Preheat the oven to 180 degrees Celsius or 356 degrees Fahrenheit.
Chop the red cabbage finely and put it in a pot with the apple juice, salt and pepper. Let the cabbage simmer gently for 30-60 minutes. When the liquid evaporates completely, add some water. At the end, add the grated apple and cranberry jam to the steamed red cabbage.
Toast the chopped almonds in a pan on medium heat for 3 minutes. Be careful, the almonds can burn very quickly. Then add the olive oil, onion, garlic and chickpeas to the pan, season with salt, pepper and herbs and fry for a few minutes until crispy. Deglaze with soy sauce and tomato sauce.
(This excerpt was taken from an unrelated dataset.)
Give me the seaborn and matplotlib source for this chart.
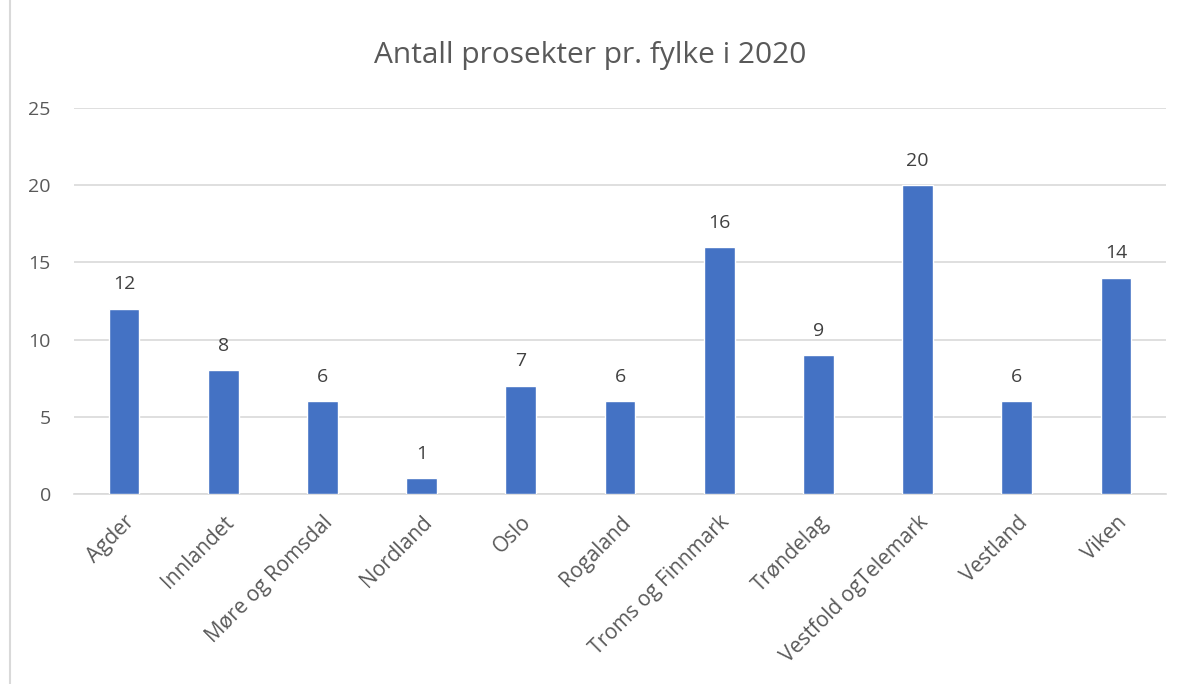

Remove the pan from the heat and (using a hard object or a sturdy glass) mash the chickpeas. Some chickpeas can still remain whole.
Place the mixture in a bowl and mix it with the rolled oats. The oats bind the chickpea mass. Grease a box form with a little olive oil, put the mixture in and press it into the box form. Bake the roast in the oven for 30 minutes.
In the meantime, mix all the ingredients for the barbecue sauce.
Take the box form out of the oven, let it cool for 5 minutes and turn the mould gently and slowly with heat-resistant gloves so that the roast comes out nicely. Top the roast with the sauce and bake in the oven for another 15 minutes.
Serve the roast with red cabbage and, if desired, with a vegan glaze, tomato sauce, mashed potatoes or fried potatoes.